§ Problem: Extract everything from the first line through the line with "(jiean) -- (end);", both ends included, except for any pictures.

>> START Excerpted records

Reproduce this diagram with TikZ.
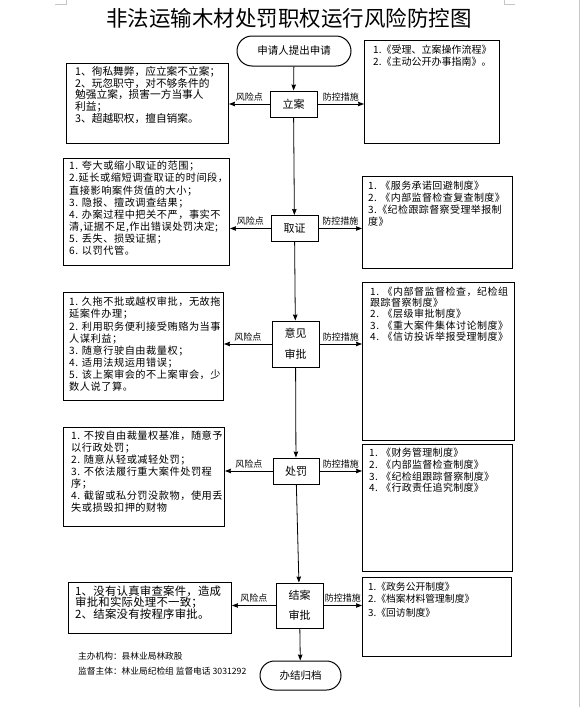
\documentclass[tikz,border=0pt]{standalone}
\usepackage{fontspec}
\setmainfont{Noto Sans CJK SC}
\usetikzlibrary{%
  arrows.meta,%
  shapes.misc%
}

\begin{document}
\begin{tikzpicture}[x=1pt,y=-1pt,
    flow/.style={draw,line width=1pt,minimum width=47pt,minimum height=26pt,
      inner sep=1pt,align=center,font=\fontsize{11}{20.5}\selectfont},
    term/.style={draw,line width=1pt,rounded rectangle,inner sep=1pt,
      font=\fontsize{10.5}{12}\selectfont},
    frame/.style={draw,line width=1pt,anchor=north west,inner sep=0pt},
    note/.style={anchor=north west,align=left,inner sep=0pt},
    spread/.style={execute at begin node={\addfontfeature{LetterSpace=#1}}},
    link/.style={-{Stealth[length=6pt,width=4.5pt,inset=0.6pt]},line width=0.8pt},
    tag/.style={above,inner sep=2.5pt,font=\fontsize{9}{9}\selectfont}
  ]
  \useasboundingbox (0,0) rectangle (583,707);
  % page marks
  \begin{scope}[gray!45,line width=0.8pt]
    \draw (579,0) -- (579,707);
    \draw (55,4) -- (66,4) -- (66,0);
    \draw (504,0) -- (504,4) -- (515,4);
  \end{scope}

  \node [font=\fontsize{21.5}{22}\selectfont] (title) at (289,18)
    {非法运输木材处罚职权运行风险防控图};

  % main flow
  \node [term,minimum width=116pt,minimum height=30pt] (start) at (294,51) {申请人提出申请};
  \node [flow] (lian) at (293.5,104) {立案};
  \node [flow] (quzheng) at (294.5,228.5) {取证};
  \node [flow,minimum height=46pt] (shenpi) at (295.5,344) {意见\\审批};
  \node [flow,minimum width=46pt] (chufa) at (296,471) {处罚};
  \node [flow,minimum height=45pt] (jiean) at (299.5,605.5) {结案\\审批};
  \node [term,minimum width=83pt,minimum height=29pt] (end) at (300.5,675.5) {办结归档};

  \draw [link] (start) -- (lian);
  \draw [link] (lian) -- (quzheng);
  \draw [link] (quzheng) -- (shenpi);
  \draw [link] (shenpi) -- (chufa);
  \draw [link] (chufa) -- (jiean);
  \draw [link] (jiean) -- (end);

  % risk points
  \node [frame,minimum width=162pt,minimum height=80pt] (risk1) at (66,63) {};
  \node [note,font=\fontsize{10.7}{11.6}\selectfont] (risk1t) at (75,66.5)
    {1、徇私舞弊，应立案不立案；\\
     2、玩忽职守，对不够条件的\\
     勉强立案，损害一方当事人\\
     利益；\\
     3、超越职权，擅自销案。};

  \node [frame,minimum width=166pt,minimum height=107pt] (risk2) at (63,158) {};
  \node [note,spread=5,font=\fontsize{10.2}{12.1}\selectfont] (risk2t) at (69,161)
    {1. 夸大或缩小取证的范围；\\
     2.延长或缩短调查取证的时间段，\\
     直接影响案件货值的大小；\\
     3. 隐报、擅改调查结果；\\
     4. 办案过程中把关不严，事实不\\
     清,证据不足,作出错误处罚决定;\\
     5. 丢失、损毁证据；\\
     6. 以罚代管。};

  \node [frame,minimum width=160pt,minimum height=108pt] (risk3) at (63,292) {};
  \node [note,spread=5,font=\fontsize{10.2}{12.1}\selectfont] (risk3t) at (69,297)
    {1. 久拖不批或越权审批，无故拖\\
     延案件办理；\\
     2. 利用职务便利接受贿赂为当事\\
     人谋利益；\\
     3. 随意行驶自由裁量权；\\
     4. 适用法规运用错误；\\
     5. 该上案审会的不上案审会，少\\
     数人说了算。};

  \node [frame,minimum width=161pt,minimum height=99pt] (risk4) at (63,427) {};
  \node [note,spread=5,font=\fontsize{10.2}{12}\selectfont] (risk4t) at (71,431)
    {1. 不按自由裁量权基准，随意予\\
     以行政处罚；\\
     2. 随意从轻或减轻处罚；\\
     3. 不依法履行重大案件处罚程\\
     序；\\
     4. 截留或私分罚没款物，使用丢\\
     失或损毁扣押的财物};

  \node [frame,minimum width=163pt,minimum height=51pt] (risk5) at (68,582) {};
  \node [note,spread=2,font=\fontsize{11.4}{11.5}\selectfont] (risk5t) at (75,585.5)
    {1、没有认真审查案件，造成\\
     审批和实际处理不一致；\\
     2、结案没有按程序审批。};

  % control measures
  \node [frame,minimum width=135pt,minimum height=103pt] (guard1) at (364,40) {};
  \node [note,font=\fontsize{10}{12}\selectfont] (guard1t) at (373,45)
    {1.《受理、立案操作流程》\\
     2.《主动公开办事指南》。};

  \node [frame,minimum width=150pt,minimum height=92pt] (guard2) at (362,176) {};
  \node [note,spread=4,font=\fontsize{10}{12}\selectfont] (guard2t) at (368,181)
    {1. 《服务承诺回避制度》\\
     2. 《内部监督检查复查制度》\\
     3.《纪检跟踪督察受理举报制\\
     度》};

  \node [frame,minimum width=152pt,minimum height=158pt] (guard3) at (362,282) {};
  \node [note,spread=5,font=\fontsize{10}{11.4}\selectfont] (guard3t) at (370,286.5)
    {1. 《内部督监督检查，纪检组\\
     跟踪督察制度》\\
     2. 《层级审批制度》\\
     3. 《重大案件集体讨论制度》\\
     4. 《信访投诉举报受理制度》};

  \node [frame,minimum width=150pt,minimum height=127pt] (guard4) at (362,444) {};
  \node [note,spread=3,font=\fontsize{10}{11.7}\selectfont] (guard4t) at (369,448)
    {1. 《财务管理制度》\\
     2. 《内部监督检查制度》\\
     3. 《纪检组跟踪督察制度》\\
     4. 《行政责任追究制度》};

  \node [frame,minimum width=149pt,minimum height=79pt] (guard5) at (362,577) {};
  \node [note,font=\fontsize{9.8}{11.6}\selectfont] (guard5t) at (368,582)
    {1.《政务公开制度》\\
     2.《档案材料管理制度》\\[2.6pt]
     3.《回访制度》};

  % side connectors
  \foreach \step/\idx in {lian/1,quzheng/2,shenpi/3,chufa/4,jiean/5} {
    \draw [link] (\step.west) -- (\step.west -| risk\idx.east)
      node [tag,midway] {风险点};
    \draw [link] (\step.east) -- (\step.east -| guard\idx.west)
      node [tag,midway] {防控措施};
  }

  \node [note,font=\fontsize{8.7}{15}\selectfont] (footer) at (78,652)
    {主办机构：县林业局林政股\\
     监督主体：林业局纪检组 监督电话 3031292};
\end{tikzpicture}
\end{document}
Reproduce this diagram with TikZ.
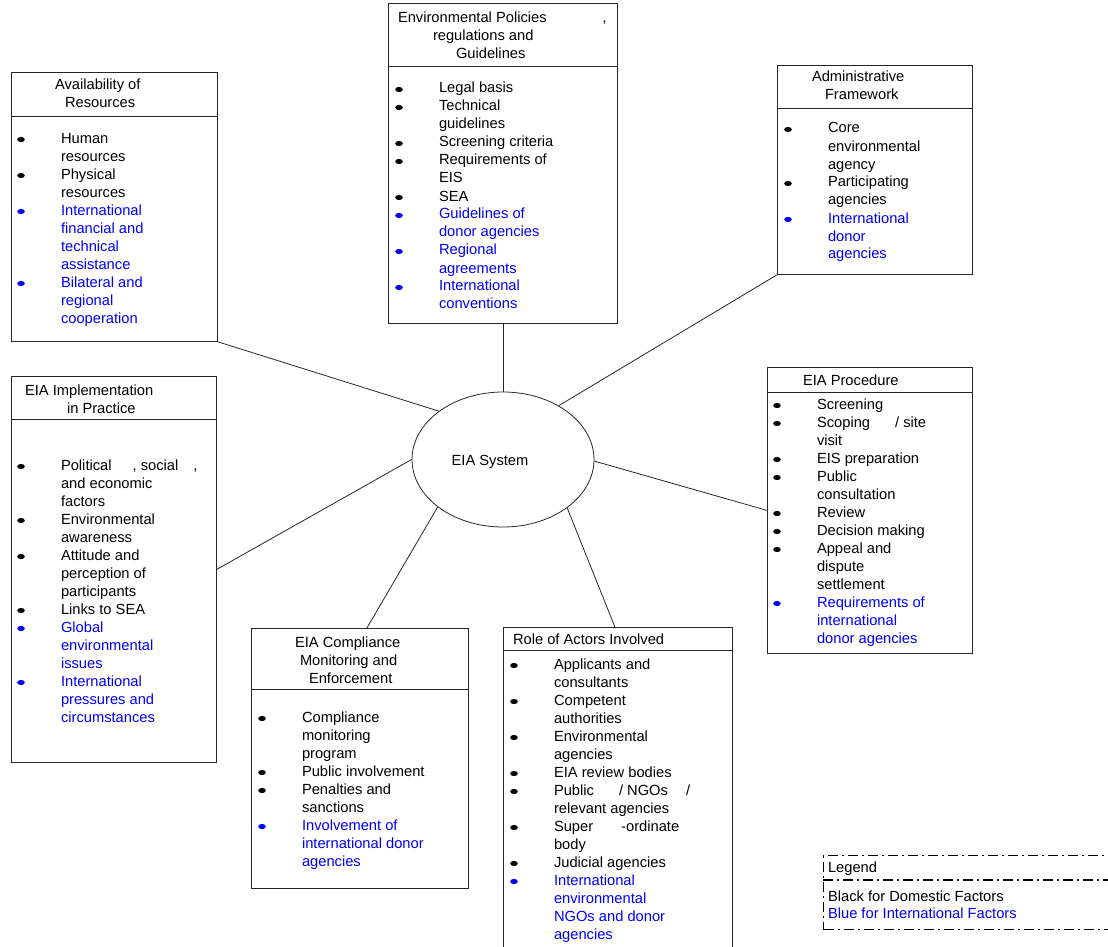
\documentclass[tikz,border=0pt]{standalone}
\usepackage{fontspec}
\setmainfont{Liberation Sans}
\usetikzlibrary{calc,shapes.geometric}
\definecolor{ublue}{RGB}{0,0,245}
\newcommand\bk{\leavevmode\llap{\tikz[x=1pt,y=1pt,baseline=-3.5pt]\fill (0,0) ellipse [x radius=3.8pt,y radius=2.6pt];\hspace{36.2pt}}}
\newcommand\lns[1]{\parbox[t]{330pt}{#1}}
\begin{document}
\begin{tikzpicture}[x=1pt,y=-1pt,
  txt/.style={inner sep=0pt, outer sep=0pt, anchor=base west, font=\fontsize{14.7}{18}\selectfont},
  box/.style={draw=black!85, line width=0.8pt, anchor=north west, inner sep=0pt, rectangle},
  conn/.style={draw=black!85, line width=0.8pt},
  legbox/.style={draw=black, line width=1.2pt, dash pattern=on 10pt off 4pt on 2pt off 4pt, anchor=north west, inner sep=0pt, rectangle}]
\useasboundingbox (0,0) rectangle (1108,947);
\clip (0,0) rectangle (1108,947);

% ---------- central ellipse ----------
\node[ellipse, draw=black!85, line width=0.8pt, minimum width=182, minimum height=135, inner sep=0pt] (sys) at (503,459.5) {};
\node[txt, anchor=base] (syst) at (490,465) {EIA System};

% ---------- Availability of Resources ----------
\node[box, minimum width=206, minimum height=269] (res) at (11,72) {};
\draw[conn] (11,116) -- (217,116);
\node[txt] (rest) at (55,90) {\lns{Availability of\\\hspace*{10pt}Resources}};
\node[txt] (resb) at (61,143) {\lns{\bk Human\\resources\\\bk Physical\\resources\\\color{ublue}\bk International\\financial and\\technical\\assistance\\\bk Bilateral and\\regional\\cooperation}};

% ---------- Environmental Policies ----------
\node[box, minimum width=229, minimum height=320] (pol) at (388,3) {};
\draw[conn] (388,66) -- (617,66);
\node[txt] (polt) at (398,23) {\lns{Environmental Policies\hspace{56pt},\\\hspace*{35pt}regulations and\\\hspace*{58pt}Guidelines}};
\node[txt] (polb) at (439,93) {\lns{\bk Legal basis\\\bk Technical\\guidelines\\\bk Screening criteria\\\bk Requirements of\\EIS\\\bk SEA\\\color{ublue}\bk Guidelines of\\donor agencies\\\bk Regional\\agreements\\\bk International\\conventions}};

% ---------- Administrative Framework ----------
\node[box, minimum width=195, minimum height=209] (adm) at (777,65) {};
\draw[conn] (777,108) -- (972,108);
\node[txt] (admt) at (812,82) {\lns{Administrative\\\hspace*{13pt}Framework}};
\node[txt] (admb) at (828,133) {\lns{\bk Core\\environmental\\agency\\\bk Participating\\agencies\\\color{ublue}\bk International\\donor\\agencies}};

% ---------- EIA Implementation in Practice ----------
\node[box, minimum width=205, minimum height=386] (imp) at (11,376) {};
\draw[conn] (11,419) -- (216,419);
\node[txt] (impt) at (25,395) {\lns{EIA Implementation\\\hspace*{42pt}in Practice}};
\node[txt] (impb) at (61,470) {\lns{\bk Political\hspace{21pt}, social\hspace{15pt},\\and economic\\factors\\\bk Environmental\\awareness\\\bk Attitude and\\perception of\\participants\\\bk Links to SEA\\\color{ublue}\bk Global\\environmental\\issues\\\bk International\\pressures and\\circumstances}};

% ---------- EIA Procedure ----------
\node[box, minimum width=205, minimum height=286] (pro) at (767,367) {};
\draw[conn] (767,392) -- (972,392);
\node[txt] (prot) at (803,385) {EIA Procedure};
\node[txt] (prob) at (817,409) {\lns{\bk Screening\\\bk Scoping\hspace{25pt}/ site\\visit\\\bk EIS preparation\\\bk Public\\consultation\\\bk Review\\\bk Decision making\\\bk Appeal and\\dispute\\settlement\\\color{ublue}\bk Requirements of\\international\\donor agencies}};

% ---------- EIA Compliance Monitoring and Enforcement ----------
\node[box, minimum width=217, minimum height=260] (com) at (251,628) {};
\draw[conn] (251,689) -- (468,689);
\node[txt] (comt) at (295,647) {\lns{EIA Compliance\\\hspace*{5pt}Monitoring and\\\hspace*{14pt}Enforcement}};
\node[txt] (comb) at (302,722) {\lns{\bk Compliance\\monitoring\\program\\\bk Public involvement\\\bk Penalties and\\sanctions\\\color{ublue}\bk Involvement of\\international donor\\agencies}};

% ---------- Role of Actors Involved ----------
\node[box, minimum width=229, minimum height=340] (rol) at (503,627) {};
\draw[conn] (503,650) -- (732,650);
\node[txt] (rolt) at (513,644) {Role of Actors Involved};
\node[txt] (rolb) at (554,669) {\lns{\bk Applicants and\\consultants\\\bk Competent\\authorities\\\bk Environmental\\agencies\\\bk EIA review bodies\\\bk Public\hspace{25pt}/ NGOs\hspace{18pt}/\\relevant agencies\\\bk Super\hspace{28pt}-ordinate\\body\\\bk Judicial agencies\\\color{ublue}\bk International\\environmental\\NGOs and donor\\agencies}};

% ---------- Legend ----------
\node[legbox, minimum width=300, minimum height=74] (leg) at (823,855) {};
\draw[line width=1.2pt, dash pattern=on 10pt off 4pt on 2pt off 4pt] (823,880) -- (1123,880);
\node[txt] (legt) at (828,872) {Legend};
\node[txt] (legb) at (828,901) {\lns{Black for Domestic Factors\\[-1pt]\color{ublue}Blue for International Factors}};

% ---------- connectors ----------
\draw[conn] (sys.143.3) -- (res.south east);
\draw[conn] (sys.north) -- (sys.north |- pol.south);
\draw[conn] (sys.44.2) -- (adm.south west);
\draw[conn] (sys.180) -- (imp.east);
\draw[conn] (sys.-1) -- (pro.west);
\draw[conn] (sys.216.7) -- ([xshift=7pt]com.north);
\draw[conn] (sys.-37.2) -- ([xshift=-3pt]rol.north);
\end{tikzpicture}
\end{document}
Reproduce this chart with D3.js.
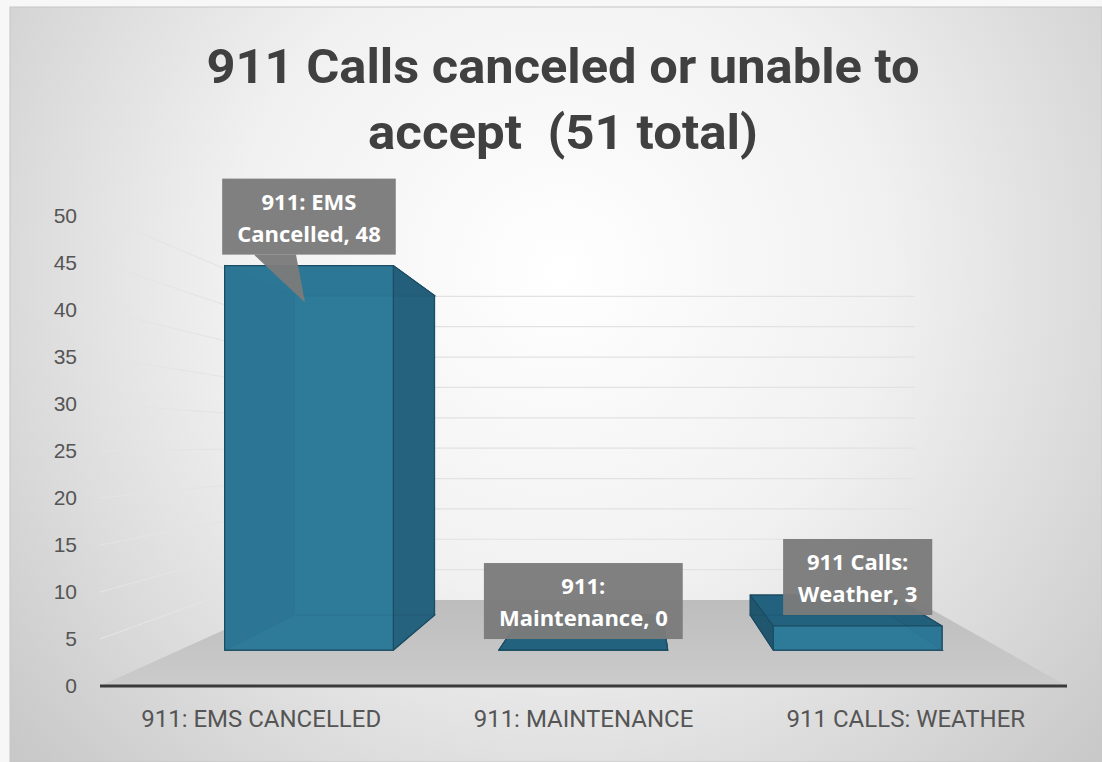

>> END Excerpted records

§ Result of this exercise:
Reproduce this diagram with TikZ.
\documentclass[tikz,border=0pt]{standalone}
\usepackage{fontspec}
\setmainfont{Noto Sans CJK SC}
\usetikzlibrary{%
  arrows.meta,%
  shapes.misc%
}

\begin{document}
\begin{tikzpicture}[x=1pt,y=-1pt,
    flow/.style={draw,line width=1pt,minimum width=47pt,minimum height=26pt,
      inner sep=1pt,align=center,font=\fontsize{11}{20.5}\selectfont},
    term/.style={draw,line width=1pt,rounded rectangle,inner sep=1pt,
      font=\fontsize{10.5}{12}\selectfont},
    frame/.style={draw,line width=1pt,anchor=north west,inner sep=0pt},
    note/.style={anchor=north west,align=left,inner sep=0pt},
    spread/.style={execute at begin node={\addfontfeature{LetterSpace=#1}}},
    link/.style={-{Stealth[length=6pt,width=4.5pt,inset=0.6pt]},line width=0.8pt},
    tag/.style={above,inner sep=2.5pt,font=\fontsize{9}{9}\selectfont}
  ]
  \useasboundingbox (0,0) rectangle (583,707);
  % page marks
  \begin{scope}[gray!45,line width=0.8pt]
    \draw (579,0) -- (579,707);
    \draw (55,4) -- (66,4) -- (66,0);
    \draw (504,0) -- (504,4) -- (515,4);
  \end{scope}

  \node [font=\fontsize{21.5}{22}\selectfont] (title) at (289,18)
    {非法运输木材处罚职权运行风险防控图};

  % main flow
  \node [term,minimum width=116pt,minimum height=30pt] (start) at (294,51) {申请人提出申请};
  \node [flow] (lian) at (293.5,104) {立案};
  \node [flow] (quzheng) at (294.5,228.5) {取证};
  \node [flow,minimum height=46pt] (shenpi) at (295.5,344) {意见\\审批};
  \node [flow,minimum width=46pt] (chufa) at (296,471) {处罚};
  \node [flow,minimum height=45pt] (jiean) at (299.5,605.5) {结案\\审批};
  \node [term,minimum width=83pt,minimum height=29pt] (end) at (300.5,675.5) {办结归档};

  \draw [link] (start) -- (lian);
  \draw [link] (lian) -- (quzheng);
  \draw [link] (quzheng) -- (shenpi);
  \draw [link] (shenpi) -- (chufa);
  \draw [link] (chufa) -- (jiean);
  \draw [link] (jiean) -- (end);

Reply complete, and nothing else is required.